On March 4th, Renee Cafaro Atelier broke down barriers as the only exclusively plus size haute couture collection to show at Paris Fashion Week in Flying Solo's Ones to Watch. The runway show was presented at La Galerie Bourbon, steps away from the Arc de Triomph. Cafaro's Velvet Goldmine collection, inspired by glam rock fashion icons such as David Bowie and the 1998 highly-acclaimed movie of the same name, featured rich hues, fine fabrics, feathers, glittering crystal embellishments and metal mesh. "Sandy Powell's award-winning costume design truly impacted my personal style as well as fueled my desire to design from a young age," Cafaro explains. "Bringing the opulence of dandy and glam to plus size for the first time at this level is something I've always wanted to do.
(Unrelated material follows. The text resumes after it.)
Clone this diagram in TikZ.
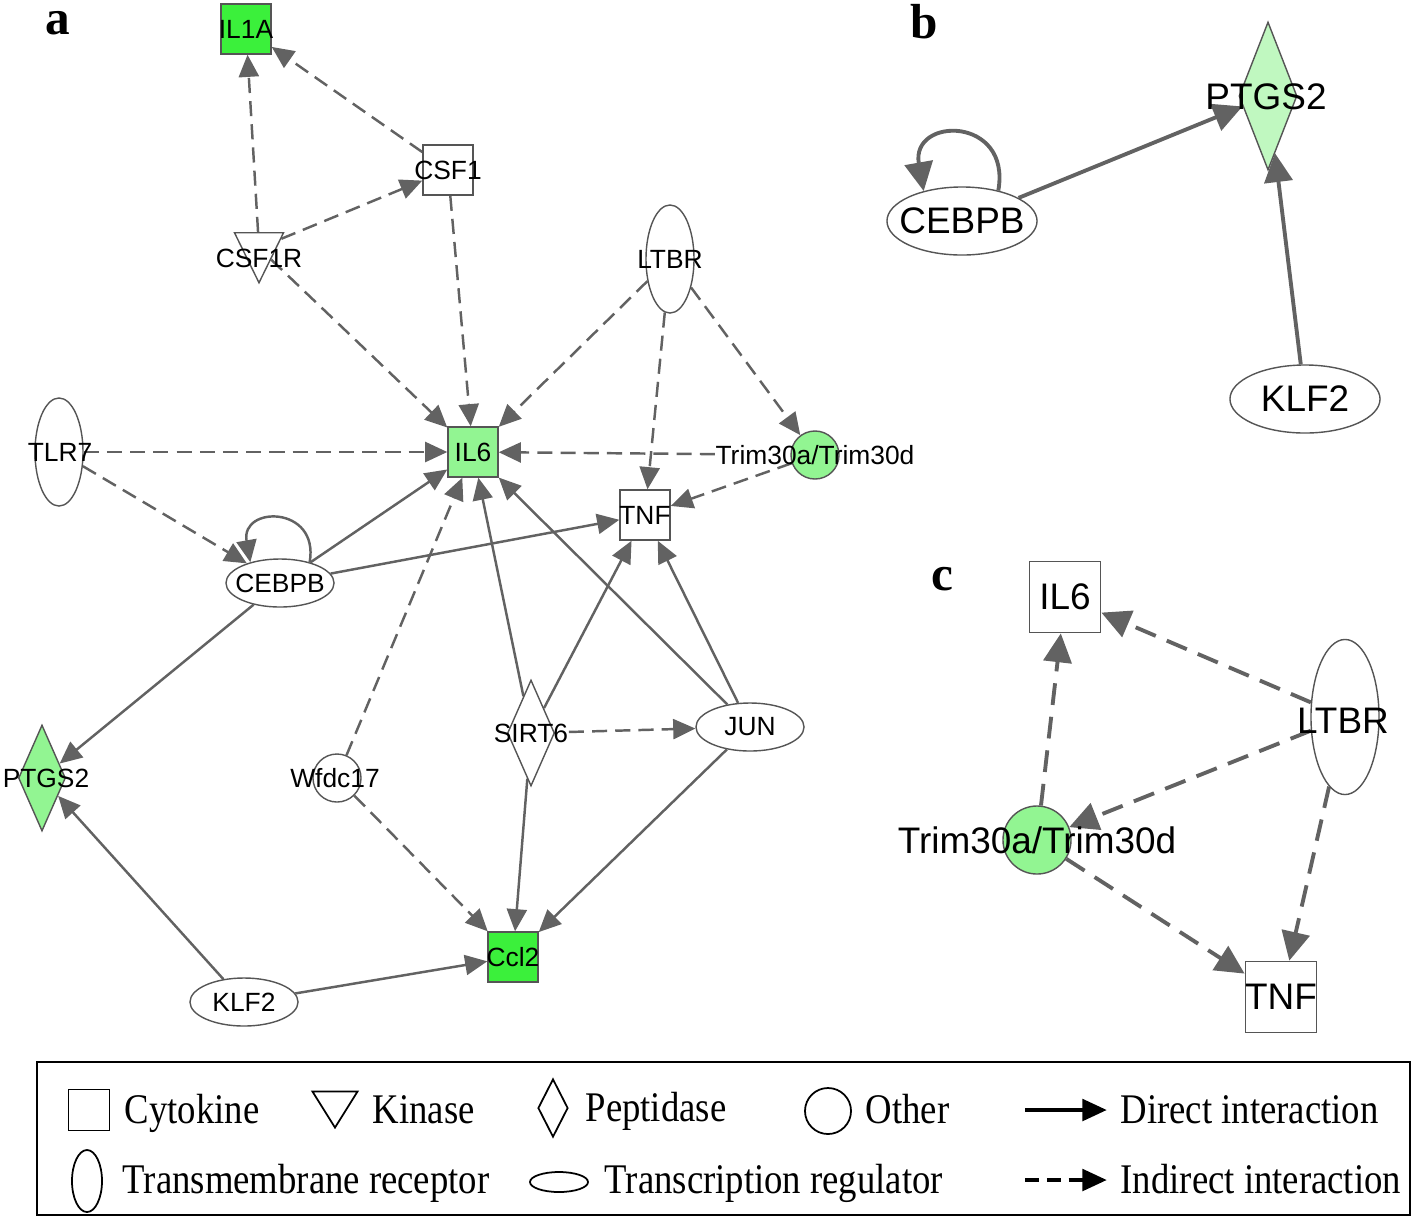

I love playing with masculine and feminine energies and juxtaposing glitter with a power tie, the way my personal fashion heroes have like Bowie and Annie Lennox."

In addition to plush velvets and power suits, gold and animal prints were a theme on her runway, most notably a metal mesh sheath screen-printed with a leopard print that was only revealed at the end of the catwalk from under a fur-collared leather and bouclé overcoat. The show progressed from teal or gold leopard jacquard 3-piece suiting to purple hues and feathers. The Colette Caftan (named after Toni Colette) brought fall florals in the form of sequins and trimmed in ostrich feathers.  The finale jacket made of purple silk faille featured a dramatic sequin-lined train and feather shoulder pack crafted by Cafaro upon arrival in Paris.

However the real standout might have been the charcoal black- and teal- pinstriped first look which she called "The Westwood."  The fiercely-tailored skirt suit was made of menswear Super 80 wool and offset by avant-garde construction, wire and oddly-placed pocket square on the lapel. "I wanted the suit to be a sculptural piece so we installed copper wire in all the seams so I could mold the collar and peplum on the model- getting the best movement and angles then freezing them. The asymmetrical placket and corsetry on the sides were inspired by Vivienne Westwood, so I named it after her while I was designing this on my dress form – many weeks before she passed so that was odd timing. Same thing happened with my metal mesh pieces. I've always loved working with metal mesh, but then Paco Rabanne who is seen as a pioneer of chain mail recently died. So though these weren't created specifically as a posthumous homage to (Westwood and Rabanne), I'd like to dedicate part of my collection to them."